Welcome to the Nexus of Ethics, Psychology, Morality, Philosophy and Health Care

Welcome to the nexus of ethics, psychology, morality, technology, health care, and philosophy

Thursday, May 25, 2023

Unselfish traits and social decision-making patterns characterize six populations of real-world extraordinary altruists

Rhoads, S. A., Vekaria, K. M. et al. (2023). 
Nature Communications
Published online 31 March 23


Acts of extraordinary, costly altruism, in which significant risks or costs are assumed to benefit strangers, have long represented a motivational puzzle. But the features that consistently distinguish individuals who engage in such acts have not been identified. We assess six groups of real-world extraordinary altruists who had performed costly or risky and normatively rare (<0.00005% per capita) altruistic acts: heroic rescues, non-directed and directed kidney donations, liver donations, marrow or hematopoietic stem cell donations, and humanitarian aid work. Here, we show that the features that best distinguish altruists from controls are traits and decision-making patterns indicating unusually high valuation of others’ outcomes: high Honesty-Humility, reduced Social Discounting, and reduced Personal Distress. Two independent samples of adults who were asked what traits would characterize altruists failed to predict this pattern. These findings suggest that theories regarding self- focused motivations for altruism (e.g., self-enhancing reciprocity, reputation enhancement) alone are insufficient explanations for acts of real-world self- sacrifice.

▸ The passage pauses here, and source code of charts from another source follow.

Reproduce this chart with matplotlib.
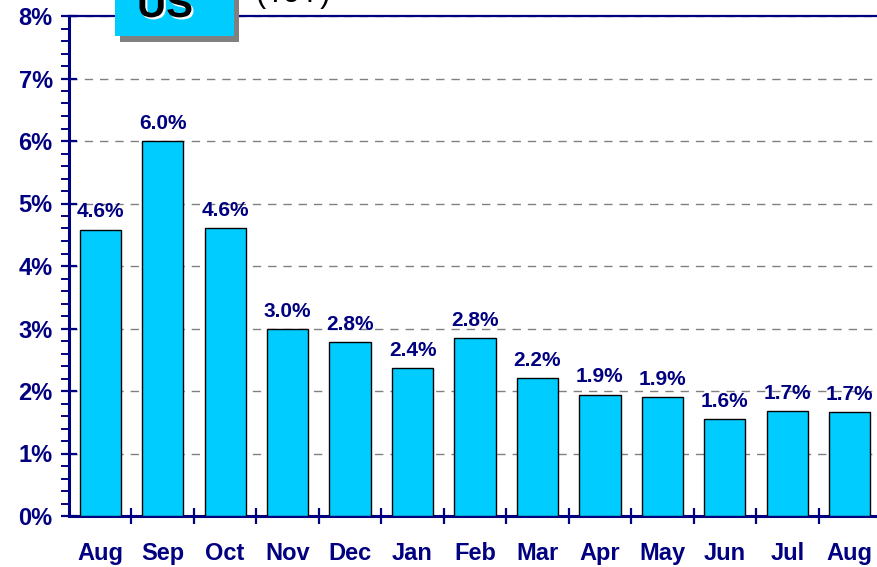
import numpy as np
import matplotlib
matplotlib.use("Agg")
import matplotlib.pyplot as plt
import matplotlib.patheffects as pe
from matplotlib.patches import Rectangle
from matplotlib.ticker import MultipleLocator, FixedLocator, PercentFormatter

plt.rcParams["font.family"] = ["Liberation Sans", "DejaVu Sans"]

# data
months = ["Aug", "Sep", "Oct", "Nov", "Dec", "Jan", "Feb",
          "Mar", "Apr", "May", "Jun", "Jul", "Aug"]
values = [4.58, 6.0, 4.61, 2.99, 2.78, 2.37, 2.85,
          2.21, 1.94, 1.90, 1.55, 1.68, 1.66]
value_labels = ["4.6%", "6.0%", "4.6%", "3.0%", "2.8%", "2.4%", "2.8%",
                "2.2%", "1.9%", "1.9%", "1.6%", "1.7%", "1.7%"]
y_max = 8

NAVY = "#000080"
BAR = "#00CCFF"

W, H = 878, 567
fig = plt.figure(figsize=(W / 100, H / 100), dpi=100)
ax = fig.add_axes([69 / W, 51 / H, 812 / W, 500 / H])

x = np.arange(len(months))
ax.bar(x, values, width=0.66, color=BAR, edgecolor="black", linewidth=1.0, zorder=3)
for xi, v, lab in zip(x, values, value_labels):
    ax.annotate(lab, (xi, v), xytext=(0, 6), textcoords="offset points",
                ha="center", va="bottom", color=NAVY, fontsize=15, fontweight="bold",
                zorder=4)

ax.set_xlim(-0.5, len(months) - 0.5)
ax.set_ylim(0, y_max)

# y axis
ax.yaxis.set_major_locator(MultipleLocator(1))
ax.yaxis.set_minor_locator(MultipleLocator(0.2))
ax.yaxis.set_major_formatter(PercentFormatter(decimals=0))
ax.tick_params(axis="y", which="major", direction="inout", length=11.5, width=1.6,
               color=NAVY, labelcolor=NAVY, labelsize=17, pad=6)
ax.tick_params(axis="y", which="minor", direction="out", length=6, width=1.4, color=NAVY)
for lab in ax.get_yticklabels():
    lab.set_fontweight("bold")

# x axis: labels at centres, ticks at category borders
ax.set_xticks(x)
ax.set_xticklabels(months, fontweight="bold")
ax.xaxis.set_minor_locator(FixedLocator(np.arange(0.5, len(months) - 0.5, 1)))
ax.tick_params(axis="x", which="major", length=0, labelcolor=NAVY, labelsize=17, pad=19)
ax.tick_params(axis="x", which="minor", direction="inout", length=12, width=1.6, color=NAVY)

ax.grid(axis="y", which="major", color="#808080", linestyle=(0, (6, 5)), linewidth=1.0, zorder=0)

for side in ["left", "bottom"]:
    ax.spines[side].set_color(NAVY)
    ax.spines[side].set_linewidth(2.2)
ax.spines["top"].set_color(NAVY)
ax.spines["top"].set_linewidth(1.6)
ax.spines["right"].set_visible(False)

# "US" title box, partly cut off at the top (as in the reference)
shadow = Rectangle((120 / W, 1 - 41.5 / H), 119 / W, 60 / H, transform=fig.transFigure,
                   facecolor="#808080", edgecolor="none", zorder=5)
box = Rectangle((115 / W, 1 - 35.5 / H), 119 / W, 60 / H, transform=fig.transFigure,
                facecolor=BAR, edgecolor="none", zorder=6)
fig.add_artist(shadow)
fig.add_artist(box)
fig.text(165 / W, 1 - 17 / H, "US", ha="center", va="baseline", fontsize=29,
         fontweight="bold", color="black", zorder=7,
         path_effects=[pe.withSimplePatchShadow(offset=(1.5, -1.5), shadow_rgbFace="white",
                                                alpha=1.0)])
fig.text(255 / W, 1 - 2 / H, "(YoY)", ha="left", va="baseline", fontsize=22,
         color="black", zorder=7)

fig.savefig("out.png", dpi=100)
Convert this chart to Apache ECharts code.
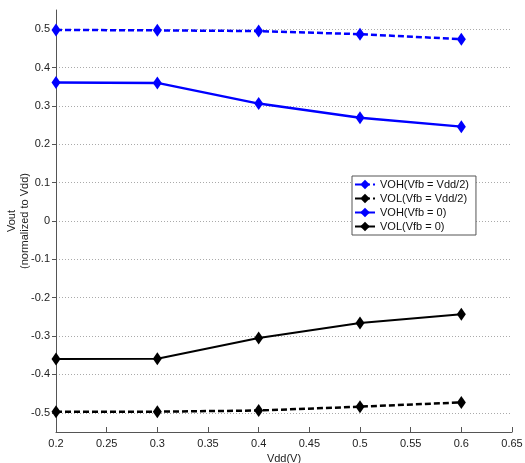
<!DOCTYPE html>
<html>
<head>
<meta charset="utf-8">
<script src="https://cdn.jsdelivr.net/npm/echarts@6/dist/echarts.min.js"></script>
<style>
  html, body { margin: 0; padding: 0; background: #fff; }
  #chart { width: 525px; height: 463px; }
</style>
</head>
<body>
<div id="chart"></div>
<script>
// Supply voltage sweep (V)
const vdd = [0.2, 0.3, 0.4, 0.5, 0.6];

// Output levels normalized to Vdd
const vohHalf = [0.498, 0.497, 0.495, 0.487, 0.474];
const volHalf = [-0.497, -0.497, -0.494, -0.484, -0.473];
const vohZero = [0.361, 0.360, 0.306, 0.269, 0.246];
const volZero = [-0.360, -0.359, -0.305, -0.266, -0.243];

const seriesNames = ['VOH(Vfb = Vdd/2)', 'VOL(Vfb = Vdd/2)', 'VOH(Vfb = 0)', 'VOL(Vfb = 0)'];

// Tick positions
const xTicks = [0.2, 0.25, 0.3, 0.35, 0.4, 0.45, 0.5, 0.55, 0.6, 0.65];
const yTicks = [-0.5, -0.4, -0.3, -0.2, -0.1, 0, 0.1, 0.2, 0.3, 0.4, 0.5];

const pair = arr => vdd.map((v, i) => [v, arr[i]]);

function lineSeries(name, values, color, dashed, width) {
  return {
    name: name,
    type: 'line',
    data: pair(values),
    symbol: 'diamond',
    symbolSize: [9, 13],
    showAllSymbol: true,
    itemStyle: { color: color },
    lineStyle: { color: color, width: width, type: dashed ? [6, 3] : 'solid' },
    emphasis: { disabled: true },
    z: 3
  };
}

const chart = echarts.init(document.getElementById('chart'), null, { renderer: 'canvas' });

chart.setOption({
  animation: false,
  backgroundColor: '#fff',
  textStyle: { fontFamily: 'Liberation Sans, Arial, sans-serif' },
  grid: { left: 56, right: 13, top: 10, bottom: 31, containLabel: false, outerBoundsMode: 'none' },
  legend: {
    data: seriesNames,
    orient: 'vertical',
    left: 352,
    top: 176,
    padding: [3, 7, 3, 2],
    itemGap: 3,
    itemWidth: 20,
    itemHeight: 12,
    backgroundColor: '#fff',
    borderColor: '#555',
    borderWidth: 1,
    borderRadius: 0,
    textStyle: { fontSize: 11, color: '#111', fontFamily: 'Liberation Sans, Arial, sans-serif' }
  },
  xAxis: {
    type: 'value',
    min: 0.2,
    max: 0.65,
    interval: 0.05,
    name: 'Vdd(V)',
    nameLocation: 'middle',
    nameGap: 21,
    nameMoveOverlap: false,
    nameTextStyle: { fontSize: 11, color: '#222' },
    axisLine: { show: true, onZero: false, lineStyle: { color: '#555', width: 1 } },
    axisTick: { show: true, inside: true, length: 5, lineStyle: { color: '#555' } },
    axisLabel: {
      fontSize: 11, color: '#222', margin: 6,
      formatter: v => String(+v.toFixed(2))
    },
    splitLine: { show: false }
  },
  yAxis: {
    type: 'value',
    min: -0.55,
    max: 0.55,
    name: 'Vout\n(normalized to Vdd)',
    nameLocation: 'middle',
    nameGap: 25,
    nameMoveOverlap: false,
    nameRotate: 90,
    nameTextStyle: { fontSize: 11, color: '#222', lineHeight: 13, align: 'center' },
    axisLine: { show: true, onZero: false, lineStyle: { color: '#555', width: 1 } },
    axisTick: { show: true, inside: false, length: 4, customValues: yTicks, lineStyle: { color: '#555' } },
    axisLabel: {
      fontSize: 11, color: '#222', margin: 6,
      customValues: yTicks,
      formatter: v => String(+v.toFixed(1))
    },
    splitLine: { show: true, lineStyle: { color: '#aaa', type: [1, 2], width: 1 } }
  },
  series: [
    lineSeries(seriesNames[0], vohHalf, '#0000ff', true, 2.5),
    lineSeries(seriesNames[1], volHalf, '#000000', true, 2.5),
    lineSeries(seriesNames[2], vohZero, '#0000ff', false, 2.5),
    lineSeries(seriesNames[3], volZero, '#000000', false, 2)
  ]
});
</script>
</body>
</html>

From the Discussion Section

That extraordinary altruists are consistently distinguished by a common set of traits linked to unselfishness is particularly noteworthy given the differences in the demographics of the various altruistic groups we sampled and the differences in the forms of altruism they have engaged in—from acts of physical heroism to the decision to donate bone marrow. This finding replicates and extends findings from a previous study demonstrating that extraordinary altruists show heighted subjective valuation of socially distant others. In addition, our results are consistent with a recent meta-analysis of 770 studies finding a strong and consistent relationship between Honesty-Humility and various forms of self-reported and laboratory-measured prosociality. Coupled with findings that low levels of unselfish traits (e.g., low Honesty-Humility, high social discounting) correspond to exploitative and antisocial behaviors such as cheating and aggression, these results also lend support to the notion of a bipolar caring continuum along which individuals vary in the degree to which they subjectively value (care about) the welfare of others. They further suggest altruism—arguably the willingness to be voluntarily “exploited” by others—to be the opposite of phenotypes like psychopathy that are characterized by exploiting others. These traits may best predict behavior in novel contexts lacking strong norms, particularly when decisions are made rapidly and intuitively. Notably, people who are higher in prosociality are more likely to participate in psychological research to begin with—thus the observed differences between altruists and controls may be underestimates (i.e., population-level differences may be larger).